SHORT EXERCISE:
Lines holding the string "that" are the ones to copy from this listing.

DATA EXCERPT:
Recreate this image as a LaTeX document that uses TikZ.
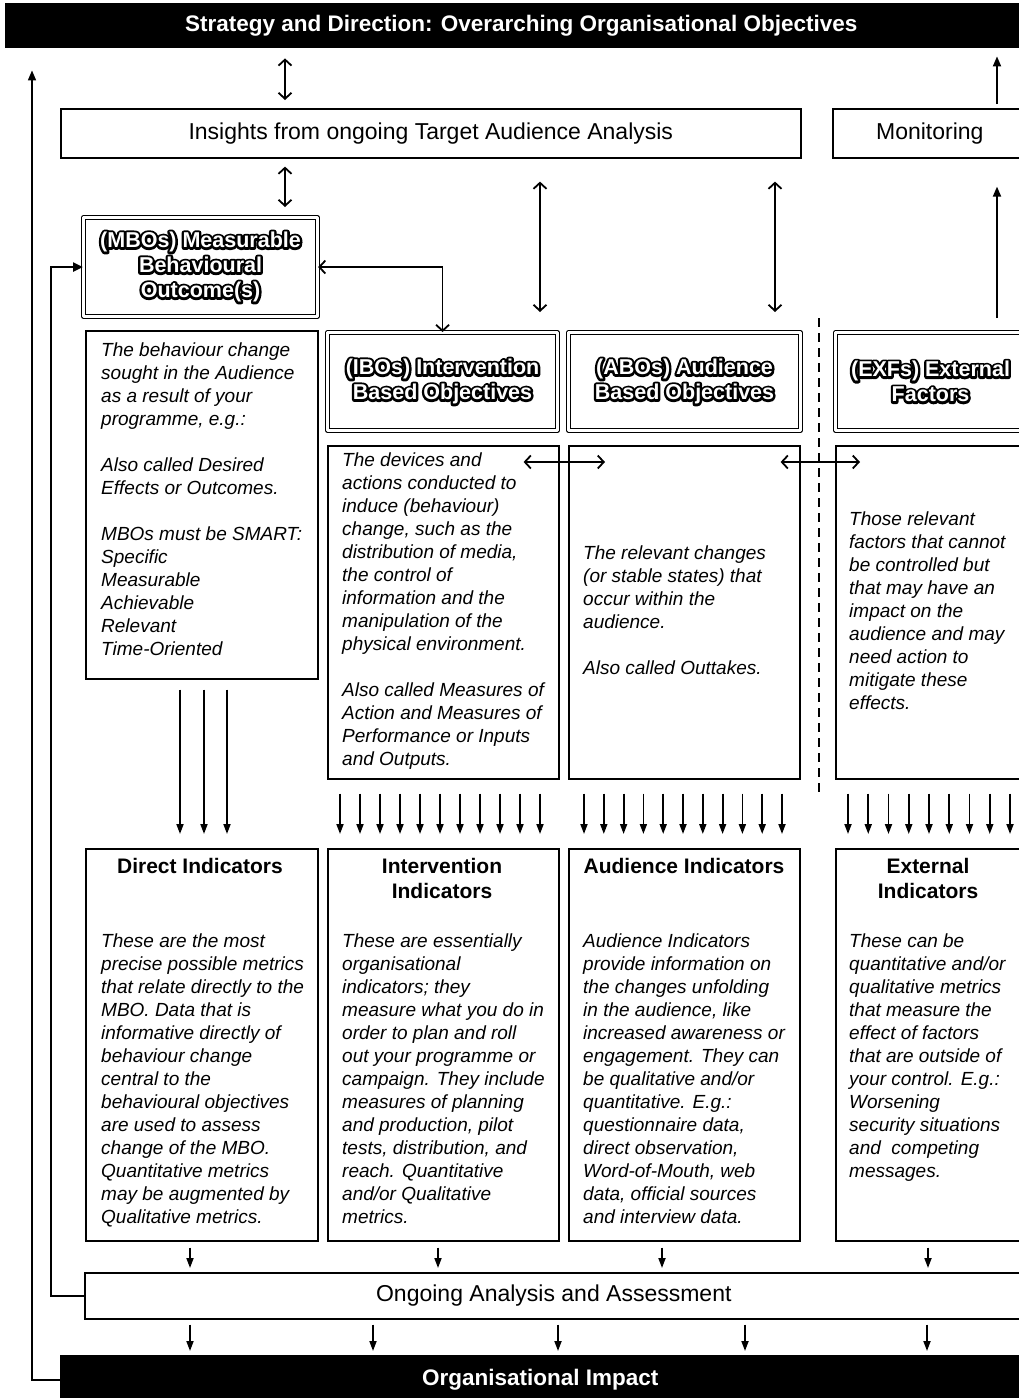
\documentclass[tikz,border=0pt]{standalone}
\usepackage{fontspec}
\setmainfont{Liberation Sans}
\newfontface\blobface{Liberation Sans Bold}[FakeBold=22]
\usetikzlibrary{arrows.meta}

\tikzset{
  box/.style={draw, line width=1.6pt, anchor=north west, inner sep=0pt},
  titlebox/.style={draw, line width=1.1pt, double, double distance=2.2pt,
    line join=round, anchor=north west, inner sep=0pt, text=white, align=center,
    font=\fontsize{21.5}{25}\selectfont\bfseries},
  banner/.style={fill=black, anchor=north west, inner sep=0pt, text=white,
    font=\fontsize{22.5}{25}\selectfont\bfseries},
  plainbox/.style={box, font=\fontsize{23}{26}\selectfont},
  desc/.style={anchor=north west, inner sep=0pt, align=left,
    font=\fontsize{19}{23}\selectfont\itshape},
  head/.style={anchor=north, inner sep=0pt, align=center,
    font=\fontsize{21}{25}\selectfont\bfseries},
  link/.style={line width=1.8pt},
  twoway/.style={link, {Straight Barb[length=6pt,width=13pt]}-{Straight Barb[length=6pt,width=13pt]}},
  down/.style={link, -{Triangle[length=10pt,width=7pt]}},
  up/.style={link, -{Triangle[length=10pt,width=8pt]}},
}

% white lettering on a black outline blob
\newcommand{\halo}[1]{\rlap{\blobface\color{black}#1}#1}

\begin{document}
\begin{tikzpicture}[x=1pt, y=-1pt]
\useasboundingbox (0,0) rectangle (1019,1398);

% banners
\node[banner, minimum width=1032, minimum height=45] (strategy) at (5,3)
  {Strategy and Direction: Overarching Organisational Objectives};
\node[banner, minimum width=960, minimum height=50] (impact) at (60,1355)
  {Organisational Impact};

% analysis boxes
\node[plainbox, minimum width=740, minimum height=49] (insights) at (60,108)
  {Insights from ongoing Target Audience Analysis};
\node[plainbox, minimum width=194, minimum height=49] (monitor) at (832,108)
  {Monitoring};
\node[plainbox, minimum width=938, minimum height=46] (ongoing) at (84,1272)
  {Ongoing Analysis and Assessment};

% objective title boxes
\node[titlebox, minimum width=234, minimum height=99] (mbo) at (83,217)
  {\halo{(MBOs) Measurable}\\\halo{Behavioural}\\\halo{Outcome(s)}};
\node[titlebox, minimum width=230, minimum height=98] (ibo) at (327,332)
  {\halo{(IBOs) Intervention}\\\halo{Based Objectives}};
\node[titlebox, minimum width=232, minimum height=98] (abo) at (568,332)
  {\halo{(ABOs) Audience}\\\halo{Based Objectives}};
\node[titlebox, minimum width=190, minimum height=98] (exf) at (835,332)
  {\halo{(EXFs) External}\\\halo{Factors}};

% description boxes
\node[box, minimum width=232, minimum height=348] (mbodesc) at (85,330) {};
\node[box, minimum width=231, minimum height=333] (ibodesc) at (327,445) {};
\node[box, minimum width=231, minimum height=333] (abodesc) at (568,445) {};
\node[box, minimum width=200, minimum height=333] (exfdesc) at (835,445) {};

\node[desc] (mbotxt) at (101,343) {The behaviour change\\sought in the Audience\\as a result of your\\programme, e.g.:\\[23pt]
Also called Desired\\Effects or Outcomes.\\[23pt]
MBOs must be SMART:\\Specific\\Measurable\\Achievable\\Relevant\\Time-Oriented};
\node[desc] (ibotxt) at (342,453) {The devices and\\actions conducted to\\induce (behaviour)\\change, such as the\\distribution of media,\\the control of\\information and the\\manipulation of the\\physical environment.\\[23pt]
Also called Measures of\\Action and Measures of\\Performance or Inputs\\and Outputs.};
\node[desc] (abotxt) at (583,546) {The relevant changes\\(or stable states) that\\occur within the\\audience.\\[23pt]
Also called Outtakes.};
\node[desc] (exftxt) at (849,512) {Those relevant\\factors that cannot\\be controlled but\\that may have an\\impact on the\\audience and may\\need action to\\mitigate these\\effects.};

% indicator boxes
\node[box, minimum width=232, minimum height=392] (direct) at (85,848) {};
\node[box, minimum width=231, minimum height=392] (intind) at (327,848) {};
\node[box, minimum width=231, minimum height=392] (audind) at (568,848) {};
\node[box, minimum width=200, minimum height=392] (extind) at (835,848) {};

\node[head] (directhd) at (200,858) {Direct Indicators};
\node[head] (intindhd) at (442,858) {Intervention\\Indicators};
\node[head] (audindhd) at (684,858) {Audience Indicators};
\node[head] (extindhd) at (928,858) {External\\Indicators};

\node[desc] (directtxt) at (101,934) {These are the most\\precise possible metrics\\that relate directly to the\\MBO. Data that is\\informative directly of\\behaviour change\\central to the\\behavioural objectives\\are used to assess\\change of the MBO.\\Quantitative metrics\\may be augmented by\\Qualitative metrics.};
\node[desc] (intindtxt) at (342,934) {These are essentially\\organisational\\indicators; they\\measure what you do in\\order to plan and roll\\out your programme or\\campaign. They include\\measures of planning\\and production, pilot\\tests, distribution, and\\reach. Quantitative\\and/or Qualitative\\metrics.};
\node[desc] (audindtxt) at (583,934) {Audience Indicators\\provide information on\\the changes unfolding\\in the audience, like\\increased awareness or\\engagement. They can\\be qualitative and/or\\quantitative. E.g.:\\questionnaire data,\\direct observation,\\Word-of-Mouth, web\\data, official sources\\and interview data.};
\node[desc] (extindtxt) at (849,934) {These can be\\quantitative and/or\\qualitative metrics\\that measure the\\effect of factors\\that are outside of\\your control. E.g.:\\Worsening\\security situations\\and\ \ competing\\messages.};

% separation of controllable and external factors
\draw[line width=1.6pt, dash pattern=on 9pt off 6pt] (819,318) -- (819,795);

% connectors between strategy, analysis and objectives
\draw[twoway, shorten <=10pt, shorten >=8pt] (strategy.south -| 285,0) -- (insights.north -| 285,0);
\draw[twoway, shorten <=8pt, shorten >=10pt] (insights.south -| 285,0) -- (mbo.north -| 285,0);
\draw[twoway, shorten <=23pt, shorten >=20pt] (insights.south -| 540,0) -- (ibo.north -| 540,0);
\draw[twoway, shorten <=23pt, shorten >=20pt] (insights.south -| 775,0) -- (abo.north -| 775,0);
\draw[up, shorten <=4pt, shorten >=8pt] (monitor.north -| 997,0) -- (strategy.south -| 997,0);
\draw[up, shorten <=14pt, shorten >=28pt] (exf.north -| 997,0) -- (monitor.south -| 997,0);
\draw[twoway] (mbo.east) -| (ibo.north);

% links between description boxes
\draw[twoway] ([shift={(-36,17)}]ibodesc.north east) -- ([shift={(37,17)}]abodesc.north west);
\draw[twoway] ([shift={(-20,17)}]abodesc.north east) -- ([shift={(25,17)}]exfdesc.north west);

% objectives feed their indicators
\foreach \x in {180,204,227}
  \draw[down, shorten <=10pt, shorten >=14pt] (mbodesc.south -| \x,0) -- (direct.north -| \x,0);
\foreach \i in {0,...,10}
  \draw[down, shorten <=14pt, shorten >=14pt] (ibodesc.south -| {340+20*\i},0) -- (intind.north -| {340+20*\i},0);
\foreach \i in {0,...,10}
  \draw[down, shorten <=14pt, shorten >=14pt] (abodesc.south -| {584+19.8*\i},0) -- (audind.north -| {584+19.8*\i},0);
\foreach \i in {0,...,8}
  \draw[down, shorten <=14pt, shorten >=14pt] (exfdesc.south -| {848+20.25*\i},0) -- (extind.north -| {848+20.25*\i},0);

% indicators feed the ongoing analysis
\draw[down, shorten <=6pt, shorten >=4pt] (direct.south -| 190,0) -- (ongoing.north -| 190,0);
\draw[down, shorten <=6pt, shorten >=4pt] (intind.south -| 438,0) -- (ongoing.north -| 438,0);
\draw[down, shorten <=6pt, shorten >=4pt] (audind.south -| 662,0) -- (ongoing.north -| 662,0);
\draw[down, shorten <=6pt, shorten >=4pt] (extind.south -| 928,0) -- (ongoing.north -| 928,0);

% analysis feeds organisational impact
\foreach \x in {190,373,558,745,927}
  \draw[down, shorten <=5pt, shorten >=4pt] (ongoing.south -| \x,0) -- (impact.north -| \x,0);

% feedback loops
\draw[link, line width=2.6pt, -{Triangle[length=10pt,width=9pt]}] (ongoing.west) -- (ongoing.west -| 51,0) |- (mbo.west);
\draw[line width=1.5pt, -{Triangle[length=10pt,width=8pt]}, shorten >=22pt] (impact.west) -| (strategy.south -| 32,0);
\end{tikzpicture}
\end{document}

CORRECT RESPONSE:
Recreate this image as a LaTeX document that uses TikZ.
\node[desc] (abotxt) at (583,546) {The relevant changes\\(or stable states) that\\occur within the\\audience.\\[23pt]
\node[desc] (exftxt) at (849,512) {Those relevant\\factors that cannot\\be controlled but\\that may have an\\impact on the\\audience and may\\need action to\\mitigate these\\effects.};
\node[desc] (directtxt) at (101,934) {These are the most\\precise possible metrics\\that relate directly to the\\MBO. Data that is\\informative directly of\\behaviour change\\central to the\\behavioural objectives\\are used to assess\\change of the MBO.\\Quantitative metrics\\may be augmented by\\Qualitative metrics.};
\node[desc] (extindtxt) at (849,934) {These can be\\quantitative and/or\\qualitative metrics\\that measure the\\effect of factors\\that are outside of\\your control. E.g.:\\Worsening\\security situations\\and\ \ competing\\messages.};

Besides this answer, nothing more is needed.